** start **

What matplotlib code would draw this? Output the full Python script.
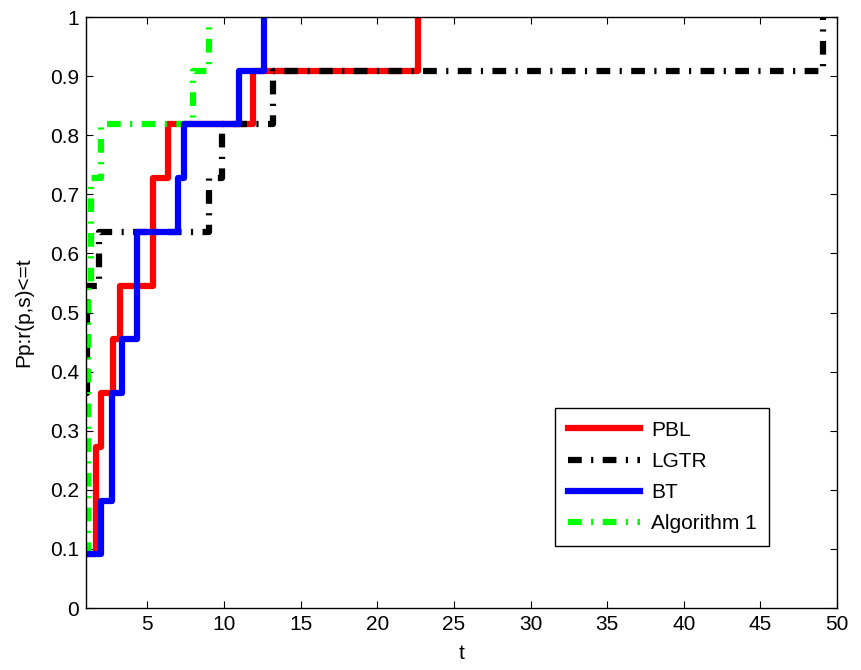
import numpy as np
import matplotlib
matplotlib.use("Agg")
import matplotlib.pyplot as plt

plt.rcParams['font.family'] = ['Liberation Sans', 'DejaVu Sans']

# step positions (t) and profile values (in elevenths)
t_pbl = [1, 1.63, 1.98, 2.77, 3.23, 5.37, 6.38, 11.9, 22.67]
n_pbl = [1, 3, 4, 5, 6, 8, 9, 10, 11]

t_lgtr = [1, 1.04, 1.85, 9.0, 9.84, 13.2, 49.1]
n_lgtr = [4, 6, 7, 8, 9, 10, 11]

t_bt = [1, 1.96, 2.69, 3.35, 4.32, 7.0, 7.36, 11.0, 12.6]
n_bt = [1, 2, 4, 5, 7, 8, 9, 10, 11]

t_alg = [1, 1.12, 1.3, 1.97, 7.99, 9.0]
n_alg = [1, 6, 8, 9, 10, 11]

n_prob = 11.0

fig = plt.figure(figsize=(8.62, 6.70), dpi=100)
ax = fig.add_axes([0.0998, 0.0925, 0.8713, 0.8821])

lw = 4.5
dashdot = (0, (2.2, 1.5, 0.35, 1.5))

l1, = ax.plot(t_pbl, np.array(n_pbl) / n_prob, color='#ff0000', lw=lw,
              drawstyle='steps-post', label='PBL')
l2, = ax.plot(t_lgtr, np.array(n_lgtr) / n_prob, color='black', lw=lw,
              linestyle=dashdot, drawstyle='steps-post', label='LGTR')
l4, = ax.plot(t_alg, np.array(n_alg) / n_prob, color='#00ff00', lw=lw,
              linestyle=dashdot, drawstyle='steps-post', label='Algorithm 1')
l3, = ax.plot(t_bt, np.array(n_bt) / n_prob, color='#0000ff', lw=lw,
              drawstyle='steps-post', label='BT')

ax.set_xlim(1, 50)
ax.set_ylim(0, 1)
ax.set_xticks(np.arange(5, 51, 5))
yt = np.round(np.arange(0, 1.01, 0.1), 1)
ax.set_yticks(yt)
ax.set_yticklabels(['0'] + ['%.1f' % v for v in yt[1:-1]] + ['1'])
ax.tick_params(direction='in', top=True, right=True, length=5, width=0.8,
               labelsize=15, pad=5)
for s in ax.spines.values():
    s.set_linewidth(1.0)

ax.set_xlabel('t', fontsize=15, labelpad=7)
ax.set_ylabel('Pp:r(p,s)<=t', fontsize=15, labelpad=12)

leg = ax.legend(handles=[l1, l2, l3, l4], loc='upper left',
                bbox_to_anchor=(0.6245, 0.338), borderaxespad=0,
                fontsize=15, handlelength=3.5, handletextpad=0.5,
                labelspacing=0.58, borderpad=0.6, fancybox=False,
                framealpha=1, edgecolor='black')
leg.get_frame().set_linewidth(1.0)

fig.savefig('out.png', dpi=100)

** end **

• The request:
Repeat the material above word for word and skip every image in it.

• Reply to the task:
What matplotlib code would draw this? Output the full Python script.
import numpy as np
import matplotlib
matplotlib.use("Agg")
import matplotlib.pyplot as plt

plt.rcParams['font.family'] = ['Liberation Sans', 'DejaVu Sans']

# step positions (t) and profile values (in elevenths)
t_pbl = [1, 1.63, 1.98, 2.77, 3.23, 5.37, 6.38, 11.9, 22.67]
n_pbl = [1, 3, 4, 5, 6, 8, 9, 10, 11]

t_lgtr = [1, 1.04, 1.85, 9.0, 9.84, 13.2, 49.1]
n_lgtr = [4, 6, 7, 8, 9, 10, 11]

t_bt = [1, 1.96, 2.69, 3.35, 4.32, 7.0, 7.36, 11.0, 12.6]
n_bt = [1, 2, 4, 5, 7, 8, 9, 10, 11]

t_alg = [1, 1.12, 1.3, 1.97, 7.99, 9.0]
n_alg = [1, 6, 8, 9, 10, 11]

n_prob = 11.0

fig = plt.figure(figsize=(8.62, 6.70), dpi=100)
ax = fig.add_axes([0.0998, 0.0925, 0.8713, 0.8821])

lw = 4.5
dashdot = (0, (2.2, 1.5, 0.35, 1.5))

l1, = ax.plot(t_pbl, np.array(n_pbl) / n_prob, color='#ff0000', lw=lw,
              drawstyle='steps-post', label='PBL')
l2, = ax.plot(t_lgtr, np.array(n_lgtr) / n_prob, color='black', lw=lw,
              linestyle=dashdot, drawstyle='steps-post', label='LGTR')
l4, = ax.plot(t_alg, np.array(n_alg) / n_prob, color='#00ff00', lw=lw,
              linestyle=dashdot, drawstyle='steps-post', label='Algorithm 1')
l3, = ax.plot(t_bt, np.array(n_bt) / n_prob, color='#0000ff', lw=lw,
              drawstyle='steps-post', label='BT')

ax.set_xlim(1, 50)
ax.set_ylim(0, 1)
ax.set_xticks(np.arange(5, 51, 5))
yt = np.round(np.arange(0, 1.01, 0.1), 1)
ax.set_yticks(yt)
ax.set_yticklabels(['0'] + ['%.1f' % v for v in yt[1:-1]] + ['1'])
ax.tick_params(direction='in', top=True, right=True, length=5, width=0.8,
               labelsize=15, pad=5)
for s in ax.spines.values():
    s.set_linewidth(1.0)

ax.set_xlabel('t', fontsize=15, labelpad=7)
ax.set_ylabel('Pp:r(p,s)<=t', fontsize=15, labelpad=12)

leg = ax.legend(handles=[l1, l2, l3, l4], loc='upper left',
                bbox_to_anchor=(0.6245, 0.338), borderaxespad=0,
                fontsize=15, handlelength=3.5, handletextpad=0.5,
                labelspacing=0.58, borderpad=0.6, fancybox=False,
                framealpha=1, edgecolor='black')
leg.get_frame().set_linewidth(1.0)

fig.savefig('out.png', dpi=100)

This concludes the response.